Funny how that was one of the first few things I had to teach myself, as distrib...

Funny how that was one of the first few things I had to teach myself, as distributed systems was something that only the biggest businesses had when I started school, and so, the curriculum didn't exist yet.

Hadoop is not exactly the best example of distributed, but it does contain all the core components. If you want a highly efficient, distributed system, then I suggest one tries to write their own. This ground is still being tested.

Sockets and asyncrony are tricky things, and I'm sure there exist better ways of achieving distributed computing.

1) Compute-intensive, job-centric? 2) Compute-intensive, parallel reductions? 3) Database-intensive, map-reduce? 4) Database-intensive, sharded, non-normalized? ...

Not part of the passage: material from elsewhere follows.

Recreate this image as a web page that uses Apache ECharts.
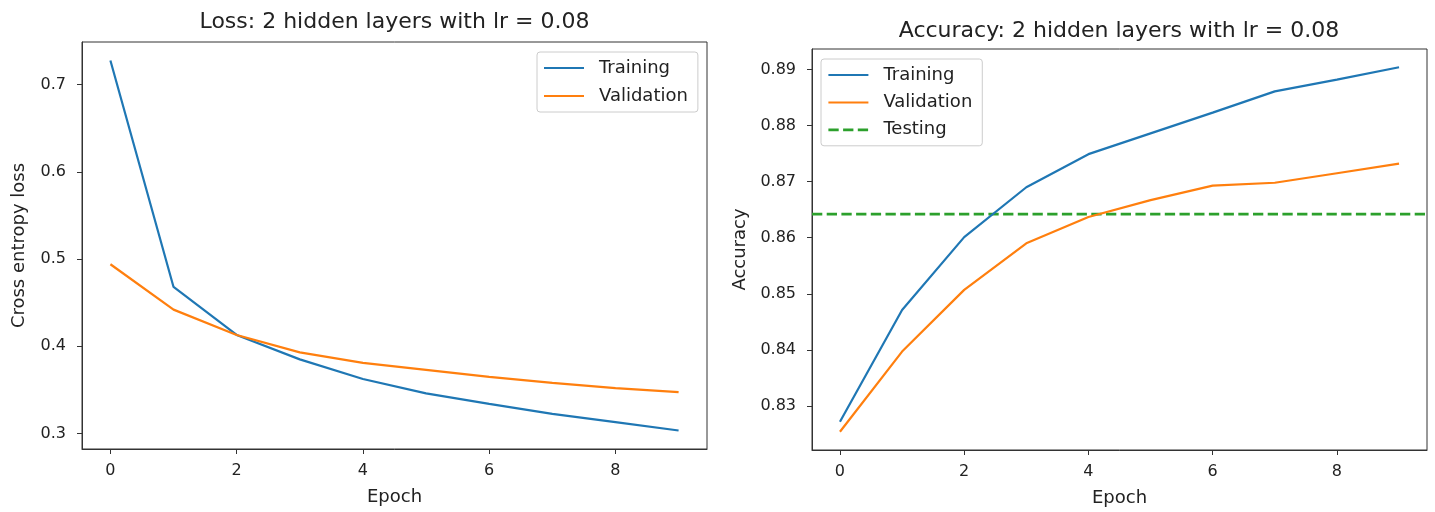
<!DOCTYPE html>
<html>
<head>
<meta charset="utf-8">
<script src="https://cdn.jsdelivr.net/npm/echarts@6/dist/echarts.min.js"></script>
<style>
html,body{margin:0;padding:0;background:#fff;}
#chart{width:1435px;height:512px;}
</style>
</head>
<body>
<div id="chart"></div>
<script>
// ---- data ----
const epochs = [0, 1, 2, 3, 4, 5, 6, 7, 8, 9];
const lossTrain = [0.7275, 0.468, 0.413, 0.385, 0.3625, 0.346, 0.334, 0.3225, 0.313, 0.3035];
const lossVal   = [0.494, 0.442, 0.413, 0.393, 0.381, 0.373, 0.365, 0.358, 0.352, 0.3475];
const accTrain  = [0.8272, 0.8471, 0.8601, 0.869, 0.8749, 0.8786, 0.8823, 0.8861, 0.8882, 0.8904];
const accVal    = [0.8254, 0.8397, 0.8507, 0.859, 0.8637, 0.8667, 0.8693, 0.8698, 0.8715, 0.8732];
const testAcc   = 0.8642;
const epochTicks = [0, 2, 4, 6, 8];
const lossTicks  = [0.3, 0.4, 0.5, 0.6, 0.7];
const accTicks   = [0.83, 0.84, 0.85, 0.86, 0.87, 0.88, 0.89];
const lossTitle = 'Loss: 2 hidden layers with lr = 0.08';
const accTitle  = 'Accuracy: 2 hidden layers with lr = 0.08';

// ---- helpers ----
function lim(arr) {
  const mn = Math.min(...arr), mx = Math.max(...arr), r = mx - mn;
  return [mn - 0.05 * r, mx + 0.05 * r];
}
const xLim = lim(epochs);
const lossLim = lim(lossTrain.concat(lossVal));
const accLim = lim(accTrain.concat(accVal, [testAcc]));
const pts = (ys) => epochs.map((e, i) => [e, ys[i]]);

const FONT = 'DejaVu Sans';
const C = { blue: '#1f77b4', orange: '#ff7f0e', green: '#2ca02c' };
const TXT = '#222';
const SPINE = '#333';
const TICK_FS = 16, LABEL_FS = 18, TITLE_FS = 22;

function xAxis(gridIndex) {
  return {
    type: 'value', gridIndex, min: xLim[0], max: xLim[1],
    name: 'Epoch', nameLocation: 'middle', nameGap: 39,
    nameTextStyle: { fontFamily: FONT, fontSize: LABEL_FS, color: TXT },
    axisLine: { show: true, onZero: false, lineStyle: { color: SPINE, width: 1 } },
    axisTick: { show: true, length: 5, inside: false, customValues: epochTicks, lineStyle: { color: SPINE, width: 1 } },
    axisLabel: { show: true, customValues: epochTicks, margin: 14, fontFamily: FONT, fontSize: TICK_FS, color: TXT,
                 formatter: (v) => String(Math.round(v)) },
    splitLine: { show: false }
  };
}
function yAxis(gridIndex, name, l, ticks, dec, gap) {
  return {
    type: 'value', gridIndex, min: l[0], max: l[1],
    name, nameLocation: 'middle', nameGap: gap,
    nameTextStyle: { fontFamily: FONT, fontSize: LABEL_FS, color: TXT },
    axisLine: { show: true, onZero: false, lineStyle: { color: SPINE, width: 1 } },
    axisTick: { show: true, length: 5, inside: false, customValues: ticks, lineStyle: { color: SPINE, width: 1 } },
    axisLabel: { show: true, customValues: ticks, margin: 16, fontFamily: FONT, fontSize: TICK_FS, color: TXT,
                 formatter: (v) => v.toFixed(dec) },
    splitLine: { show: false }
  };
}
function lineSeries(name, data, color, xi, yi, extra) {
  return Object.assign({
    type: 'line', name, data, xAxisIndex: xi, yAxisIndex: yi,
    symbol: 'none', smooth: false, color,
    lineStyle: { color, width: 2.2 }, emphasis: { disabled: true }, silent: true
  }, extra || {});
}
function legend(left, top, names, gap) {
  return {
    orient: 'vertical', left, top,
    data: names,
    itemWidth: 40, itemHeight: 14, itemGap: gap,
    padding: [6, 10, 6, 6],
    borderColor: '#cccccc', borderWidth: 1, borderRadius: 3,
    backgroundColor: 'rgba(255,255,255,0.8)',
    itemStyle: { opacity: 0, borderWidth: 0 },
    formatter: (n) => n.trim(),
    textStyle: { fontFamily: FONT, fontSize: LABEL_FS, color: TXT, lineHeight: 20, padding: [0, 0, 0, 10] },
    selectedMode: false
  };
}

const option = {
  animation: false,
  backgroundColor: '#ffffff',
  title: [
    { text: lossTitle, left: 394.5, top: 11, textAlign: 'center', padding: 0,
      textStyle: { fontFamily: FONT, fontSize: TITLE_FS, fontWeight: 'normal', color: TXT } },
    { text: accTitle, left: 1119, top: 20, textAlign: 'center', padding: 0,
      textStyle: { fontFamily: FONT, fontSize: TITLE_FS, fontWeight: 'normal', color: TXT } }
  ],
  grid: [
    { left: 82, top: 42, width: 625, height: 407, show: true, borderColor: SPINE, borderWidth: 1, backgroundColor: 'transparent' },
    { left: 812, top: 49, width: 615, height: 401, show: true, borderColor: SPINE, borderWidth: 1, backgroundColor: 'transparent' }
  ],
  xAxis: [xAxis(0), xAxis(1)],
  yAxis: [
    yAxis(0, 'Cross entropy loss', lossLim, lossTicks, 1, 54),
    yAxis(1, 'Accuracy', accLim, accTicks, 2, 63)
  ],
  legend: [
    legend(537, 52, ['Training', 'Validation'], 8),
    legend(821, 59, ['Training ', 'Validation ', { name: 'Testing', lineStyle: { width: 2.8 } }], 7.4)
  ],
  series: [
    lineSeries('Training', pts(lossTrain), C.blue, 0, 0),
    lineSeries('Validation', pts(lossVal), C.orange, 0, 0),
    lineSeries('Training ', pts(accTrain), C.blue, 1, 1),
    lineSeries('Validation ', pts(accVal), C.orange, 1, 1),
    // horizontal test-accuracy line across the full x range (like axhline)
    lineSeries('Testing', xLim.map((x) => [x, testAcc]), C.green, 1, 1,
      { lineStyle: { color: C.green, width: 2.8, type: [10.3, 4.4] }, z: 1 })
  ]
};

const chart = echarts.init(document.getElementById('chart'), null, { renderer: 'canvas' });
chart.setOption(option);
</script>
</body>
</html>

The various forms of distributed systems is something that many people don't fully grasp. It's rather easy to build your own #1 or #3 (hadoop). Facebook has done an alright job at #4. Parallel reductions on distributed systems... I'm thinking million factor by billion-row matricies. That is something that we have yet to explore. Sure, we've done thousand-factor by billion row no problem. That's essentially a map-reduce. But doing the matrix reductions on 1e6 by 1e9+ is not something typically done. ... at all. One would need to find alternate ways of representing those 1e6 features as separate matrices... perhaps some form of Bernoulli/Bayes combination and increase the number of operations by 1000-fold.

// Forgive me for the rant. This is something I do like to think of in my spare time. You're right in that self-taught's don't have this skill. My value-add is that a lot of school-educated don't possess this skill either.